#### AIM:
Repeat everything from the first line of the listing below through the line that contains "ax2 = fig.add_axes([612.7", exactly. Leave out pictures.

#### PROVIDED MATERIAL:
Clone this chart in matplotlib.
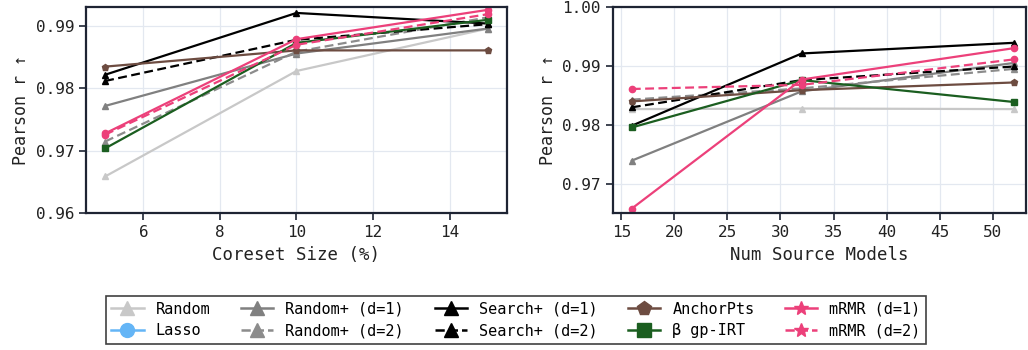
import matplotlib
matplotlib.use("Agg")
import matplotlib.pyplot as plt
from matplotlib.lines import Line2D

plt.rcParams['font.family'] = ['DejaVu Sans Mono', 'DejaVu Sans']

# x values for the two panels
coreset_sizes = [5, 10, 15]
num_sources = [16, 32, 52]

# Pearson r vs coreset size (%)
coreset_r = {
    'Random':        [0.9659, 0.9828, 0.9896],
    'Random+ (d=1)': [0.9772, 0.9856, 0.9896],
    'Random+ (d=2)': [0.9715, 0.9859, 0.9914],
    'Search+ (d=1)': [0.9822, 0.9921, 0.9904],
    'Search+ (d=2)': [0.9812, 0.9878, 0.9903],
    'AnchorPts':     [0.9835, 0.9861, 0.9861],
    'β gp-IRT':      [0.9704, 0.9873, 0.9910],
    'mRMR (d=1)':    [0.9728, 0.9879, 0.9926],
    'mRMR (d=2)':    [0.9726, 0.9870, 0.9919],
}

# Pearson r vs number of source models
sources_r = {
    'Random':        [0.9827, 0.9828, 0.9827],
    'Random+ (d=1)': [0.9740, 0.9857, 0.9905],
    'Random+ (d=2)': [0.9843, 0.9862, 0.9895],
    'Search+ (d=1)': [0.9799, 0.9921, 0.9939],
    'Search+ (d=2)': [0.9830, 0.9876, 0.9899],
    'AnchorPts':     [0.9840, 0.9859, 0.9872],
    'β gp-IRT':      [0.9796, 0.9876, 0.9839],
    'mRMR (d=1)':    [0.9659, 0.9877, 0.9930],
    'mRMR (d=2)':    [0.9861, 0.9868, 0.9911],
}

# method -> (colour, marker, linestyle)
styles = {
    'Random':        ('#c8c8c8', '^', '-'),
    'Lasso':         ('#64b5f6', 'o', '-'),
    'Random+ (d=1)': ('#808080', '^', '-'),
    'Random+ (d=2)': ('#8c8c8c', '^', '--'),
    'Search+ (d=1)': ('#000000', '^', '-'),
    'Search+ (d=2)': ('#000000', '^', '--'),
    'AnchorPts':     ('#6d4c41', 'p', '-'),
    'β gp-IRT':      ('#1b5e20', 's', '-'),
    'mRMR (d=1)':    ('#ec407a', 'o', '-'),
    'mRMR (d=2)':    ('#ec407a', 'o', '--'),
}
legend_markers = {'mRMR (d=1)': '*', 'mRMR (d=2)': '*'}

spine_col = '#1e2433'

fig = plt.figure(figsize=(10.28, 3.5), dpi=100)
ax1 = fig.add_axes([86 / 1028, 1 - 213.3 / 350, 421 / 1028, 206.6 / 350])
ax2 = fig.add_axes([612.7 / 1028, 1 - 213.3 / 350, 413 / 1028, 206.6 / 350])


def draw(ax, xs, data):
    for name, ys in data.items():
        c, m, ls = styles[name]
        ax.plot(xs, ys, color=c, marker=m, linestyle=ls, lw=1.6,
                markersize=4.5, dashes=(4, 2) if ls == '--' else (None, None))
    ax.grid(True, color='#e3e8f0', lw=0.9)
    ax.set_axisbelow(True)
    for s in ax.spines.values():
        s.set_color(spine_col)
        s.set_linewidth(1.6)
    ax.tick_params(direction='out', length=5, width=1.2, color=spine_col,
                   labelsize=11.5, labelcolor='#222222')
    ax.set_ylabel('Pearson r ↑', fontsize=12, color='#222222')


draw(ax1, coreset_sizes, coreset_r)
ax1.set_xlim(4.5, 15.5)
ax1.set_ylim(0.96, 0.9931)
ax1.set_yticks([0.96, 0.97, 0.98, 0.99])
ax1.set_xticks([6, 8, 10, 12, 14])
ax1.set_xlabel('Coreset Size (%)', fontsize=12.5, color='#222222')

draw(ax2, num_sources, sources_r)
ax2.set_xlim(14.2, 53.1)
ax2.set_ylim(0.9651, 1.0)
ax2.set_yticks([0.97, 0.98, 0.99, 1.00])
ax2.set_yticklabels(['0.97', '0.98', '0.99', '1.00'])
ax2.set_xticks([15, 20, 25, 30, 35, 40, 45, 50])
ax2.set_xlabel('Num Source Models', fontsize=12.5, color='#222222')

handles = []
for name, (c, m, ls) in styles.items():
    handles.append(Line2D([], [], color=c, marker=legend_markers.get(name, m),
                          linestyle=ls, lw=1.8, markersize=10,
                          label=name))
leg = fig.legend(handles=handles, ncol=5, loc='center',
                 bbox_to_anchor=(516 / 1028, 1 - 320 / 350),
                 fontsize=11, frameon=True, fancybox=False,
                 edgecolor='#111111', handlelength=2.1, columnspacing=2.0,
                 borderpad=0.35, labelspacing=0.45, handletextpad=0.8)
leg.get_frame().set_linewidth(1.2)

fig.savefig('out.png', dpi=100)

#### THE OUTPUT:
Clone this chart in matplotlib.
import matplotlib
matplotlib.use("Agg")
import matplotlib.pyplot as plt
from matplotlib.lines import Line2D

plt.rcParams['font.family'] = ['DejaVu Sans Mono', 'DejaVu Sans']

# x values for the two panels
coreset_sizes = [5, 10, 15]
num_sources = [16, 32, 52]

# Pearson r vs coreset size (%)
coreset_r = {
    'Random':        [0.9659, 0.9828, 0.9896],
    'Random+ (d=1)': [0.9772, 0.9856, 0.9896],
    'Random+ (d=2)': [0.9715, 0.9859, 0.9914],
    'Search+ (d=1)': [0.9822, 0.9921, 0.9904],
    'Search+ (d=2)': [0.9812, 0.9878, 0.9903],
    'AnchorPts':     [0.9835, 0.9861, 0.9861],
    'β gp-IRT':      [0.9704, 0.9873, 0.9910],
    'mRMR (d=1)':    [0.9728, 0.9879, 0.9926],
    'mRMR (d=2)':    [0.9726, 0.9870, 0.9919],
}

# Pearson r vs number of source models
sources_r = {
    'Random':        [0.9827, 0.9828, 0.9827],
    'Random+ (d=1)': [0.9740, 0.9857, 0.9905],
    'Random+ (d=2)': [0.9843, 0.9862, 0.9895],
    'Search+ (d=1)': [0.9799, 0.9921, 0.9939],
    'Search+ (d=2)': [0.9830, 0.9876, 0.9899],
    'AnchorPts':     [0.9840, 0.9859, 0.9872],
    'β gp-IRT':      [0.9796, 0.9876, 0.9839],
    'mRMR (d=1)':    [0.9659, 0.9877, 0.9930],
    'mRMR (d=2)':    [0.9861, 0.9868, 0.9911],
}

# method -> (colour, marker, linestyle)
styles = {
    'Random':        ('#c8c8c8', '^', '-'),
    'Lasso':         ('#64b5f6', 'o', '-'),
    'Random+ (d=1)': ('#808080', '^', '-'),
    'Random+ (d=2)': ('#8c8c8c', '^', '--'),
    'Search+ (d=1)': ('#000000', '^', '-'),
    'Search+ (d=2)': ('#000000', '^', '--'),
    'AnchorPts':     ('#6d4c41', 'p', '-'),
    'β gp-IRT':      ('#1b5e20', 's', '-'),
    'mRMR (d=1)':    ('#ec407a', 'o', '-'),
    'mRMR (d=2)':    ('#ec407a', 'o', '--'),
}
legend_markers = {'mRMR (d=1)': '*', 'mRMR (d=2)': '*'}

spine_col = '#1e2433'

fig = plt.figure(figsize=(10.28, 3.5), dpi=100)
ax1 = fig.add_axes([86 / 1028, 1 - 213.3 / 350, 421 / 1028, 206.6 / 350])
ax2 = fig.add_axes([612.7 / 1028, 1 - 213.3 / 350, 413 / 1028, 206.6 / 350])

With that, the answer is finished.